Again, little of substance, carefully avoiding any condemnation or judgment concerning the events of the election. More talk about a process instead of the claimed irregularities.
The closest he got to actually criticizing the regime came when he talked about the desire to talk with Iran:
Obama reasserted a promise for “hard-headed diplomacy” with any Iranian regime and stressed that he wasn’t trying to dictate Iran’s internal politics, but he also expressed sympathy with the supporters of the opposition, describing “a sense on the part of people who were so hopeful and so engaged and so committed to democracy, who now feel betrayed.”
Again, very nuanced, and, at least in my opinion, very weak. Certainly I appreciate the concerns about being perceived as “trying to dictate Iran’s internal politics”, but condemning violence, election irregularities and arrests don’t really do that, do they? And while he hits around those things, he never does, in fact, condemn them.

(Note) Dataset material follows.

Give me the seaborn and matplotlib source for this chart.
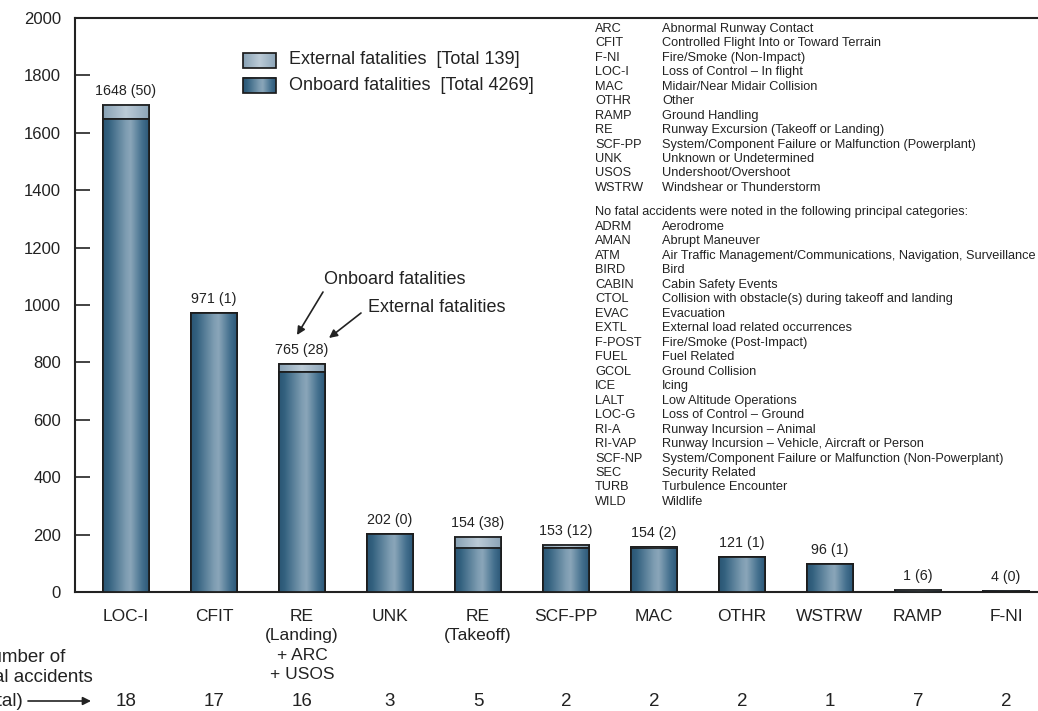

He’s “troubled” by the violence, he’s “sympathetic” with the “opposition”, and he hopes that those with dissenting views won’t be “stifled”.
Meanwhile other world leaders have spoken out more forcefully and specificially:
French Foreign Minister Bernard Kouchner called for an investigation of the election results, and German Chancellor Angela Merkel said flatly that there were “signs of irregularities” in the results.
“Expressions of solidarity with those who are defending human rights, with students and others, are important,” former Czech President Vaclav Havel said Monday.
“We respect Iranian sovereignty and want to avoid the United States being the issue inside of Iran.”
Really? The US has been the “issue inside Iran” for 30+ years. It has been the “Great Satan” since the revolution. It can’t escape being the issue even when it remains silent.
Leaders who claim to represent democracy step up when a crisis dictates a strong response. Apparently Rahm Emanuel’s “never let a good crisis go to waste” only applies domestically in the Obama administration. With the hope of engaging who ever comes out on top in Iran, Obama is content to only give tepid support to those actually engaged in trying to establish democracy in Iran.
That’s not leadership. But it isn’t unexpected either.